Data provided:
+---+
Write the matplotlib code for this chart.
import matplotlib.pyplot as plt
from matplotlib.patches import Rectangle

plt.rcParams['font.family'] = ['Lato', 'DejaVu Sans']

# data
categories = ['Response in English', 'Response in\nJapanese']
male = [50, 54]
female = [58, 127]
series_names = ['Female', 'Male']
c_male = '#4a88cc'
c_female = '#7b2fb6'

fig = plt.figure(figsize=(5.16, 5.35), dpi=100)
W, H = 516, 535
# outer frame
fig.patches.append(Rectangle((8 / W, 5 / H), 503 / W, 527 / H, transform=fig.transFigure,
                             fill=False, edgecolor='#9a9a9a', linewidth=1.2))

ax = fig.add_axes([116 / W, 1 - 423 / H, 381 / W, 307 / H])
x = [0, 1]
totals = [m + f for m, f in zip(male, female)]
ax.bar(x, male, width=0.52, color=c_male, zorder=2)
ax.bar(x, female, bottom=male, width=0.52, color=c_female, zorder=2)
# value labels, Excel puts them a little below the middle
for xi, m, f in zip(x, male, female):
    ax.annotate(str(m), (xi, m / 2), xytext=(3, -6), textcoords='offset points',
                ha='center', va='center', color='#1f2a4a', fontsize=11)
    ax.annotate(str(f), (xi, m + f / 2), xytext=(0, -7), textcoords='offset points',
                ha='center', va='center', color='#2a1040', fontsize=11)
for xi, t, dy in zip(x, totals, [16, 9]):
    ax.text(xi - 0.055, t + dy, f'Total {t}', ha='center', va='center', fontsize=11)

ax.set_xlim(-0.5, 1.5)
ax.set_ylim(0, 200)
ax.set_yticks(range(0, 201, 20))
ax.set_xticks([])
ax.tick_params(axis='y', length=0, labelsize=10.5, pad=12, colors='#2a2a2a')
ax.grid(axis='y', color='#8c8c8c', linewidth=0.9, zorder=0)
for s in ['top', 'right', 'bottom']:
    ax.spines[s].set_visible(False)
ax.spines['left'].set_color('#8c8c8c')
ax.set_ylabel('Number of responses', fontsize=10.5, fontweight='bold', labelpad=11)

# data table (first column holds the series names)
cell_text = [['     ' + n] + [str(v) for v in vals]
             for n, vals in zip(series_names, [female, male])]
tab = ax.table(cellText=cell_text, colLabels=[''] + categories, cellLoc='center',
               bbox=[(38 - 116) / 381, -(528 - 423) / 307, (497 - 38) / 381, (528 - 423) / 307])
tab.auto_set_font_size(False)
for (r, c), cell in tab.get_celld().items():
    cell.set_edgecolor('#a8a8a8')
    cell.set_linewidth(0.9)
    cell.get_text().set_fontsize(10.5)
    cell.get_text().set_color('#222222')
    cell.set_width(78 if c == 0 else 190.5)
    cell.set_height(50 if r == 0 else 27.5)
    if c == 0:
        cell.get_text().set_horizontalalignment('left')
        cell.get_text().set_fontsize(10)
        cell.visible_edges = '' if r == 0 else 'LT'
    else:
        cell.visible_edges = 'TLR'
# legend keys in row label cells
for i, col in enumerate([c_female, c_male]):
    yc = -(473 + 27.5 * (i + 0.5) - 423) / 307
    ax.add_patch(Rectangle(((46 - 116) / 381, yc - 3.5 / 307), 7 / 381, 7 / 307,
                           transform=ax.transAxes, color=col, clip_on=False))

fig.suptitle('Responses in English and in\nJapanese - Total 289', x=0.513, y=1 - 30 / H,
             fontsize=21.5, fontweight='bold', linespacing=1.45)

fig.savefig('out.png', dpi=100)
+---+
Stated task: Scan the listing above and copy all lines containing the word "matplotlib".

Answer to this task:
Write the matplotlib code for this chart.
import matplotlib.pyplot as plt
from matplotlib.patches import Rectangle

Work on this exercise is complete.